To start with, the standard deductions for both individuals and married couples nearly doubles. While currently those levels are at $6,350 for singles and $12,700 for married couples, the GOP plan calls for levels of $12,000 and $24,000 respectively. That means people will not pay any taxes on the first $12,000 they earn, a huge increase from current standards.
Furthermore the Child Tax Credit would be expanded to apply to more people. Currently once a family reaches a certain income, they can no longer claim the Child Tax Credit. Trump’s proposal calls for a significant increase in the maximum amount of income a family can take before this credit is no longer applicable.
This is significant in two ways. First, it saves families money that can then be spent improving their children’s quality of life directly. Secondly, it significantly reduces the financial disincentive regarding marriage. Parents would be more free to be married, both working, and provide a more stable home life for their children, without fear of financial government penalties come tax time.
Many other deductions and tax loopholes would be repealed, but the plan calls for a number of important ones to remain in place. Tax benefits that encourage work, higher education, and personal retirements savings would remain. Deductions for mortgage interest and charitable contributions would also remain.

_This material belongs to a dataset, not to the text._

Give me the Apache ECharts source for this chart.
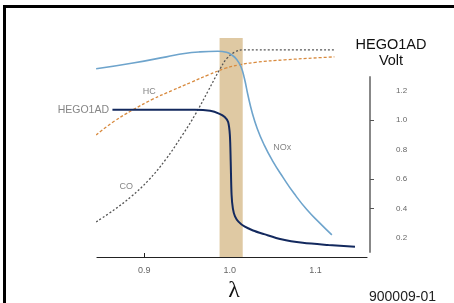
<!DOCTYPE html>
<html lang="en">
<head>
<meta charset="UTF-8">
<title>HEGO1AD</title>
<script src="https://cdn.jsdelivr.net/npm/echarts@6/dist/echarts.min.js"></script>
<style>
    body { margin: 0; background: #fff; }
    #chart { width: 454px; height: 303px; }
</style>
</head>
<body>
<div id="chart"></div>
<script>
    // lambda (x) and sensor volt (y)
    var noxLambda = [0.844, 0.887, 0.926, 0.947, 0.965, 0.986, 0.996, 1.002, 1.008, 1.013, 1.017, 1.021, 1.026, 1.032, 1.040, 1.050, 1.062, 1.075, 1.090, 1.105, 1.119];
    var noxVolt   = [1.346, 1.386, 1.427, 1.450, 1.461, 1.465, 1.458, 1.441, 1.410, 1.360, 1.280, 1.170, 1.050, 0.940, 0.830, 0.720, 0.610, 0.500, 0.390, 0.300, 0.220];

    var hegoLambda = [0.863, 0.906, 0.959, 0.977, 0.988, 0.994, 0.998, 1.000, 1.001, 1.002, 1.0035, 1.006, 1.010, 1.017, 1.027, 1.040, 1.060, 1.085, 1.115, 1.146];
    var hegoVolt   = [1.068, 1.068, 1.068, 1.061, 1.041, 1.020, 0.986, 0.898, 0.715, 0.492, 0.400, 0.345, 0.310, 0.277, 0.250, 0.225, 0.190, 0.166, 0.151, 0.139];

    var coLambda = [0.844, 0.865, 0.885, 0.905, 0.925, 0.945, 0.960, 0.975, 0.988, 0.997, 1.006, 1.015, 1.035, 1.122];
    var coVolt   = [0.308, 0.390, 0.480, 0.590, 0.730, 0.900, 1.040, 1.200, 1.340, 1.420, 1.460, 1.475, 1.475, 1.475];

    var hcLambda = [0.844, 0.865, 0.887, 0.910, 0.933, 0.955, 0.975, 0.995, 1.010, 1.030, 1.064, 1.122];
    var hcVolt   = [0.898, 0.990, 1.068, 1.140, 1.200, 1.255, 1.305, 1.350, 1.372, 1.390, 1.407, 1.427];

    // stoichiometric window
    var bandLambda = [0.988, 1.015];

    var xTicks = [0.9, 1.0, 1.1];
    var voltTicks = [0.2, 0.4, 0.6, 0.8, 1.0, 1.2];
    var voltMarks = [0.4, 0.6, 1.0];

    var curveNames = ['HEGO1AD', 'HC', 'CO', 'NOx'];
    var curveLabelLambda = [0.859, 0.906, 0.879, 1.061];
    var curveLabelVolt = [1.068, 1.19, 0.546, 0.81];

    function pairs(xs, ys) {
        var out = [];
        for (var i = 0; i < xs.length; i++) out.push([xs[i], ys[i]]);
        return out;
    }

    var labelData = [];
    for (var i = 0; i < curveNames.length; i++) {
        labelData.push({
            value: [curveLabelLambda[i], curveLabelVolt[i]],
            name: curveNames[i],
            label: { align: i == 0 ? 'right' : 'center', fontSize: i == 0 ? 10.5 : 9 }
        });
    }

    var ct = echarts.init(document.getElementById('chart'));
    var option = {
        animation: false,
        backgroundColor: '#fff',
        graphic: [
            { type: 'rect', shape: { x: 3, y: 5, width: 451, height: 3 }, style: { fill: '#000' } },
            { type: 'rect', shape: { x: 3, y: 5, width: 3, height: 298 }, style: { fill: '#000' } },
            { type: 'text', x: 391, y: 37, style: { text: 'HEGO1AD', fill: '#111', font: '14.5px "Liberation Sans", Arial', align: 'center' } },
            { type: 'text', x: 391, y: 53, style: { text: 'Volt', fill: '#111', font: '14.5px "Liberation Sans", Arial', align: 'center' } },
            { type: 'text', x: 234, y: 279, style: { text: 'λ', fill: '#111', font: '24px "Liberation Serif", serif', align: 'center' } },
            { type: 'text', x: 369, y: 290, style: { text: '900009-01', fill: '#222', font: '14px "Liberation Sans", Arial', align: 'left' } }
        ],
        grid: [
            { left: 97, right: 87, top: 38, bottom: 46 },
            { left: 370, right: 64, top: 77, bottom: 51 }
        ],
        xAxis: [
            {
                type: 'value', gridIndex: 0, min: 0.845, max: 1.16,
                axisLine: { lineStyle: { color: '#222', width: 1.2 } },
                axisTick: { inside: true, length: 4, customValues: [0.9], lineStyle: { color: '#222' } },
                axisLabel: {
                    customValues: xTicks, margin: 9, fontSize: 9, color: '#666',
                    fontFamily: 'Liberation Sans',
                    formatter: function (v) { return v.toFixed(1); }
                },
                splitLine: { show: false }
            },
            { type: 'value', gridIndex: 1, show: false }
        ],
        yAxis: [
            { type: 'value', gridIndex: 0, min: 0.07, max: 1.555, show: false },
            {
                type: 'value', gridIndex: 1, position: 'right', min: 0.105, max: 1.2915,
                axisLine: { show: true, lineStyle: { color: '#888', width: 2 } },
                axisTick: { show: true, length: 4, customValues: voltMarks, lineStyle: { color: '#555' } },
                axisLabel: {
                    customValues: voltTicks, margin: 6, fontSize: 8, color: '#666',
                    fontFamily: 'Liberation Sans',
                    formatter: function (v) { return v.toFixed(1); }
                },
                splitLine: { show: false }
            }
        ],
        series: [
            {
                name: 'band', type: 'line', data: [], z: 1,
                markArea: {
                    silent: true,
                    itemStyle: { color: '#dfc9a3' },
                    data: [[{ xAxis: bandLambda[0] }, { xAxis: bandLambda[1] }]]
                }
            },
            {
                name: 'NOx', type: 'line', data: pairs(noxLambda, noxVolt), z: 3,
                smooth: 0.5, showSymbol: false,
                lineStyle: { color: '#6ea4cc', width: 1.6 }
            },
            {
                name: 'HC', type: 'line', data: pairs(hcLambda, hcVolt), z: 2,
                smooth: 0.5, showSymbol: false,
                lineStyle: { color: '#d88a3e', width: 1.3, type: [3, 2] }
            },
            {
                name: 'CO', type: 'line', data: pairs(coLambda, coVolt), z: 2,
                smooth: 0.4, showSymbol: false,
                lineStyle: { color: '#555', width: 1.3, type: [2, 2] }
            },
            {
                name: 'HEGO1AD', type: 'line', data: pairs(hegoLambda, hegoVolt), z: 4,
                smooth: 0.3, showSymbol: false,
                lineStyle: { color: '#13295e', width: 2 }
            },
            {
                name: 'labels', type: 'scatter', data: labelData, symbolSize: 0, z: 5,
                label: {
                    show: true, position: 'inside', color: '#666',
                    fontFamily: 'Liberation Sans',
                    formatter: function (p) { return p.name; }
                }
            }
        ]
    };
    ct.setOption(option);
</script>
</body>
</html>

Moreover small businesses would see a huge relief if Congress’ tax committees were to follow this framework. Small and family owned businesses would see their maximum total tax rate capped at 25 percent.
The plan would also attempt to prevent corporations from storing assets overseas by targeting a new taxation of foreign profits of American based international companies.
This framework is only supposed to serve as a starting point. It is not the final plan, and it is far from a law, or even a bill. In the end it could look much different, but the principles contained within it are solid, and should help Americans across all walks of life.